June 27th, 2010 at 6:14 pm
I guess comparing the first 8 months of Windows 7 to the first month of Windows Vista isn’t really fair.
June 27th, 2010 at 7:26 pm
Yeah, I think the takeaway is that operating systems tend to sell well at first. The fact that Win 7 has been out for months now and is still doing well is more impressive than Vista’s initial burst.
–Harry
June 28th, 2010 at 5:52 am
Oooh. these are amazing stuff. I wonder if this information is worldwide? Anyway, I'm slightly disturbed by this "Coca-Cola Company-owned beverage sales, currently: 18,519 servings every second" Hopefully, it's not just coke.

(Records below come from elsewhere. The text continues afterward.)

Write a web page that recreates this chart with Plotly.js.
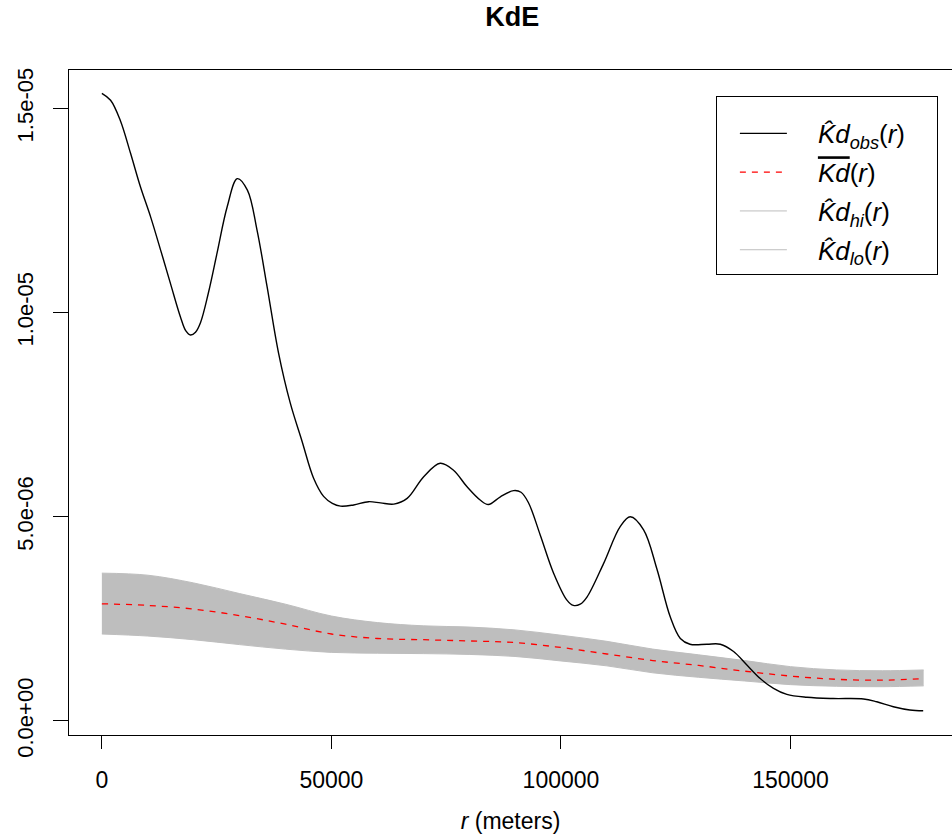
<!DOCTYPE html>
<html>
<head>
<meta charset="utf-8">
<script src="https://cdn.plot.ly/plotly-3.0.1.min.js"></script>
<style>html,body{margin:0;padding:0;background:#fff;}#chart{width:952px;height:839px;}</style>
</head>
<body>
<div id="chart"></div>
<script>
// Observed Kd (r in meters, values in units of 1e-6)
const rObs = [0, 1900, 4000, 6250, 8400, 10600, 12800, 14950, 17100, 18300, 19300, 20400, 21500, 23200, 25100, 27300, 29500, 31700, 33800, 36000, 38500, 41000, 43600, 46100, 48300, 50200, 52000, 54850, 58100, 60700, 63600, 66500, 70100, 73700, 76600, 79500, 82400, 84200, 86800, 89700, 91300, 92900, 95500, 98400, 101300, 102700, 104200, 105700, 109300, 112900, 115100, 118000, 120900, 123800, 126000, 128100, 131800, 134700, 137600, 140500, 143400, 146300, 149200, 153600, 159300, 165900, 168800, 172400, 176000, 178900];
const kdObs = [15.37, 15.2, 14.71, 13.9, 13.08, 12.35, 11.53, 10.71, 9.9, 9.55, 9.45, 9.52, 9.76, 10.48, 11.46, 12.59, 13.28, 13.0, 12.02, 10.63, 9.0, 7.8, 6.85, 5.95, 5.5, 5.33, 5.26, 5.29, 5.37, 5.34, 5.31, 5.45, 5.98, 6.31, 6.14, 5.74, 5.41, 5.3, 5.49, 5.64, 5.6, 5.35, 4.55, 3.62, 2.96, 2.83, 2.86, 3.04, 3.86, 4.76, 5.0, 4.68, 3.72, 2.55, 2.02, 1.88, 1.88, 1.88, 1.7, 1.37, 1.04, 0.8, 0.65, 0.58, 0.55, 0.54, 0.47, 0.35, 0.27, 0.25];

// Envelope (mean, hi, lo)
const rEnv = [0, 10000, 20000, 30000, 40000, 50000, 60000, 70000, 80000, 90000, 100000, 110000, 120000, 130000, 140000, 150000, 160000, 170000, 179000];
const kdMean = [2.87, 2.83, 2.74, 2.58, 2.37, 2.13, 2.02, 1.99, 1.96, 1.92, 1.8, 1.64, 1.48, 1.36, 1.22, 1.1, 1.02, 1.0, 1.04];
const kdHi = [3.62, 3.57, 3.38, 3.12, 2.86, 2.57, 2.41, 2.33, 2.3, 2.23, 2.1, 1.95, 1.76, 1.62, 1.48, 1.33, 1.25, 1.23, 1.25];
const kdLo = [2.13, 2.08, 1.99, 1.87, 1.76, 1.68, 1.66, 1.65, 1.63, 1.58, 1.47, 1.35, 1.18, 1.07, 0.98, 0.89, 0.85, 0.84, 0.86];

const yTickVals = [0, 5e-6, 1e-5, 1.5e-5];
const yTickText = ["0.0e+00", "5.0e-06", "1.0e-05", "1.5e-05"];
const xTickVals = [0, 50000, 100000, 150000];
const xTickText = ["0", "50000", "100000", "150000"];

const sc = v => v * 1e-6;
const yObs = kdObs.map(sc), yMean = kdMean.map(sc), yHi = kdHi.map(sc), yLo = kdLo.map(sc);

const grey = "rgb(190,190,190)";
const FONT = "Liberation Sans, Arial, Helvetica, sans-serif";
const SP = "\u2002\u2002";

const traces = [
  {x: rEnv, y: yLo, type: "scatter", mode: "lines", name: SP + "<i>K\u0302d</i><sub><i>lo</i></sub>(<i>r</i>)" + SP,
   line: {color: grey, width: 1, shape: "spline", smoothing: 1}, legendgroup: "lo", legendrank: 4},
  {x: rEnv, y: yHi, type: "scatter", mode: "lines", fill: "tonexty", fillcolor: grey,
   line: {color: grey, width: 0, shape: "spline", smoothing: 1}, showlegend: false, hoverinfo: "skip"},
  {x: rEnv, y: yHi, type: "scatter", mode: "lines", name: SP + "<i>K\u0302d</i><sub><i>hi</i></sub>(<i>r</i>)" + SP,
   line: {color: grey, width: 1, shape: "spline", smoothing: 1}, legendgroup: "hi", legendrank: 3},
  {x: rEnv, y: yMean, type: "scatter", mode: "lines", name: SP + "<span style=\"text-decoration:overline\"><i>Kd</i></span>(<i>r</i>)" + SP,
   line: {color: "red", width: 1.3, dash: "6px,6px", shape: "spline", smoothing: 1}, legendgroup: "mean", legendrank: 2},
  {x: rObs, y: yObs, type: "scatter", mode: "lines", name: SP + "<i>K\u0302d</i><sub><i>obs</i></sub>(<i>r</i>)" + SP,
   line: {color: "black", width: 1.4, shape: "spline", smoothing: 1}, legendgroup: "obs", legendrank: 1}
];

const layout = {
  width: 952, height: 839,
  margin: {l: 69, r: 0, t: 70, b: 104, pad: 0},
  paper_bgcolor: "white", plot_bgcolor: "white",
  font: {family: FONT, color: "black", size: 22},
  title: {text: "<b>KdE</b>", font: {family: FONT, size: 27, color: "black"},
          x: 0.502, xref: "paper", xanchor: "center", y: 0.98, yref: "container", yanchor: "middle"},
  xaxis: {range: [-7157, 185176], showgrid: false, zeroline: false,
          showline: true, linecolor: "black", linewidth: 1, mirror: true,
          ticks: "outside", ticklen: 13, tickcolor: "black", tickwidth: 1,
          tickvals: xTickVals, ticktext: xTickText, tickfont: {size: 23},
          ticklabelstandoff: 11,
          title: {text: "<i>r</i> (meters)", font: {size: 23}, standoff: 21}},
  yaxis: {range: [-0.343e-6, 15.94e-6], showgrid: false, zeroline: false,
          showline: true, linecolor: "black", linewidth: 1,
          ticks: "outside", ticklen: 15, tickcolor: "black", tickwidth: 1,
          tickvals: yTickVals, ticktext: yTickText, tickangle: -90, tickfont: {size: 22},
          ticklabelstandoff: 11},
  legend: {x: 0.7326, y: 0.961, xanchor: "left", yanchor: "top", xref: "paper", yref: "paper",
           bgcolor: "white", bordercolor: "black", borderwidth: 1,
           font: {size: 26, family: FONT}, traceorder: "grouped", tracegroupgap: 2,
           itemwidth: 47, indentation: 18,
           title: {text: "\u00A0", font: {size: 10}}},
  showlegend: true
};

Plotly.newPlot("chart", traces, layout, {displayModeBar: false, staticPlot: true});
</script>
</body>
</html>
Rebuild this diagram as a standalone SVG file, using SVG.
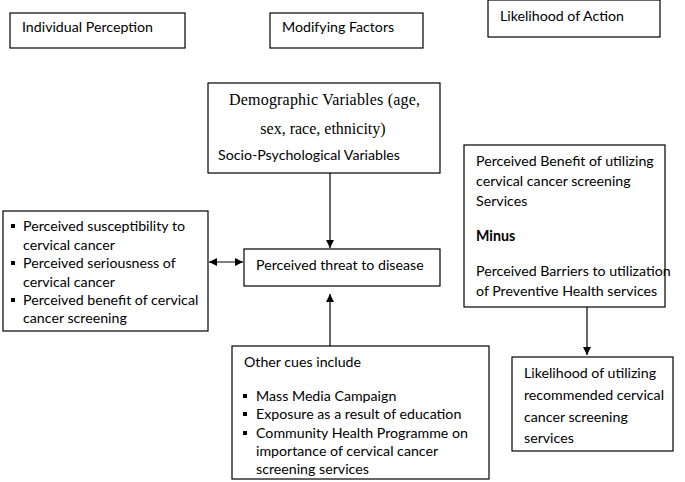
<svg xmlns="http://www.w3.org/2000/svg" width="685" height="482" viewBox="0 0 685 482">
<style>
.box{fill:#fff;stroke:#000;stroke-width:1.2}
.t{font-family:Lato,"Liberation Sans",sans-serif;font-size:14.2px;fill:#000}
.s{font-family:"Liberation Serif",serif;font-size:16px;fill:#000}
.b{font-weight:bold}
.ln{stroke:#000;stroke-width:1.2;fill:none}
.bul{fill:#000}
</style>
<defs>
<marker id="ah" viewBox="0 0 10 10" refX="10" refY="5" markerWidth="8" markerHeight="8" markerUnits="userSpaceOnUse" orient="auto-start-reverse">
<path d="M0,0 L10,5 L0,10 z" fill="#000"/>
</marker>
</defs>
<rect width="685" height="482" fill="#fff"/>
<g id="individual-perception">
<rect class="box" x="10" y="13" width="175" height="35"/>
<text class="t" x="22" y="32">Individual Perception</text>
</g>
<g id="modifying-factors">
<rect class="box" x="270" y="13" width="153" height="35"/>
<text class="t" x="282" y="32">Modifying Factors</text>
</g>
<g id="likelihood-of-action">
<rect class="box" x="488" y="0" width="172" height="37"/>
<text class="t" x="500" y="21">Likelihood of Action</text>
</g>
<g id="demographic">
<rect class="box" x="208" y="83" width="232" height="90"/>
<text class="s" x="229" y="105" textLength="191" lengthAdjust="spacing">Demographic Variables (age,</text>
<text class="s" x="323" y="134" text-anchor="middle">sex, race, ethnicity)</text>
<text class="t" x="218" y="160">Socio-Psychological Variables</text>
</g>
<g id="individual-factors">
<rect class="box" x="3" y="211" width="205" height="120"/>
<rect class="bul" x="11" y="224" width="4" height="4"/>
<text class="t" x="23" y="231">Perceived susceptibility to</text>
<text class="t" x="23" y="250">cervical cancer</text>
<rect class="bul" x="11" y="261" width="4" height="4"/>
<text class="t" x="23" y="268">Perceived seriousness of</text>
<text class="t" x="23" y="287">cervical cancer</text>
<rect class="bul" x="11" y="298" width="4" height="4"/>
<text class="t" x="23" y="305">Perceived benefit of cervical</text>
<text class="t" x="23" y="323">cancer screening</text>
</g>
<g id="perceived-threat">
<rect class="box" x="244" y="249" width="196" height="37"/>
<text class="t" x="256" y="270">Perceived threat to disease</text>
</g>
<g id="benefits-barriers">
<rect class="box" x="464" y="145" width="201" height="162"/>
<text class="t" x="476" y="166">Perceived Benefit of utilizing</text>
<text class="t" x="476" y="186">cervical cancer screening</text>
<text class="t" x="476" y="206">Services</text>
<text class="t b" x="476" y="241">Minus</text>
<text class="t" x="476" y="276">Perceived Barriers to utilization</text>
<text class="t" x="476" y="296">of Preventive Health services</text>
</g>
<g id="other-cues">
<rect class="box" x="232" y="346" width="257" height="133"/>
<text class="t" x="244" y="367">Other cues include</text>
<rect class="bul" x="243" y="394" width="4" height="4"/>
<text class="t" x="256" y="401">Mass Media Campaign</text>
<rect class="bul" x="243" y="412" width="4" height="4"/>
<text class="t" x="256" y="419">Exposure as a result of education</text>
<rect class="bul" x="243" y="431" width="4" height="4"/>
<text class="t" x="256" y="438">Community Health Programme on</text>
<text class="t" x="256" y="456">importance of cervical cancer</text>
<text class="t" x="256" y="474">screening services</text>
</g>
<g id="likelihood-utilizing">
<rect class="box" x="512" y="357" width="161" height="94"/>
<text class="t" x="524" y="378">Likelihood of utilizing</text>
<text class="t" x="524" y="400">recommended cervical</text>
<text class="t" x="524" y="422">cancer screening</text>
<text class="t" x="524" y="443">services</text>
</g>
<g id="connectors">
<line class="ln" x1="209" y1="262" x2="243" y2="262" marker-start="url(#ah)" marker-end="url(#ah)"/>
<line class="ln" x1="330" y1="173" x2="330" y2="248" marker-end="url(#ah)"/>
<line class="ln" x1="330" y1="346" x2="330" y2="294" marker-end="url(#ah)"/>
<line class="ln" x1="587" y1="307" x2="587" y2="355" marker-end="url(#ah)"/>
</g>
</svg>
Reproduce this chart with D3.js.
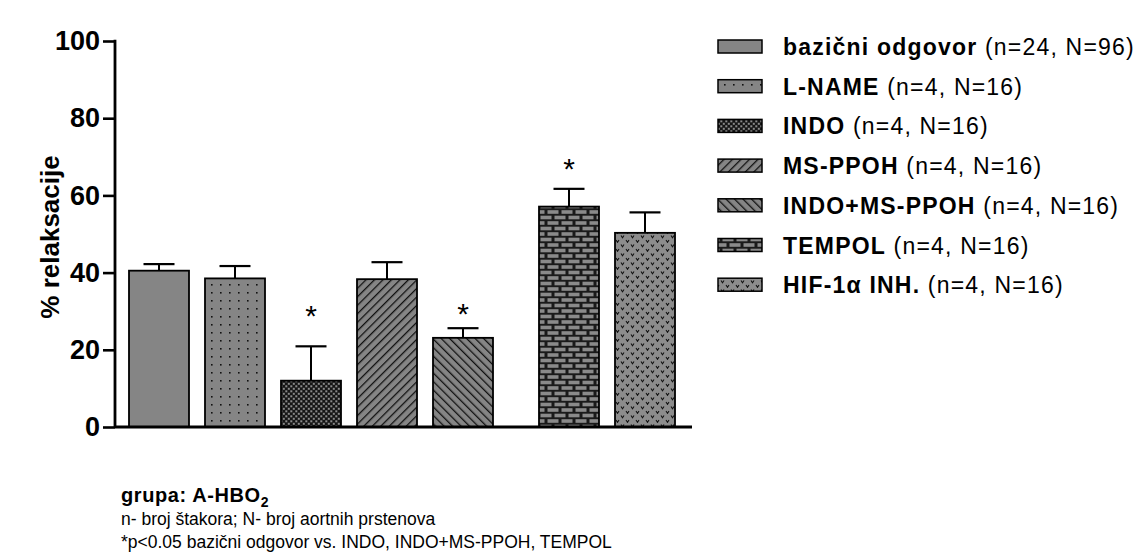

Because coke is not a very healthy drink.
Oh and btw, 1 visitor every 6 secs is not that bad. You get 10 visitors per minute, which translates to 60 visitors per hour, or 1,440 visitors a day!
June 28th, 2010 at 11:37 am
Not to nitpick, but 10 visitors per minute = 600 visitors per hour = 14,400 visitors per day. Even better!
June 28th, 2010 at 8:52 am
Does this number include OEM copies that are installed on new hardware? Because if it does, MS does not make the kind of money that 7 copies sold directly to users who upgrade over their older window copies.
June 28th, 2010 at 8:23 pm
I think all the Windows figures include OEM copies unless otherwise specified.
–Harry
July 11th, 2011 at 1:12 am
Whoa, over 18K coke beverages a second, that is mind blowing. And you are right Harry, it doesn't matter how rough the figures are, it is just cool pondering the enormity of it all.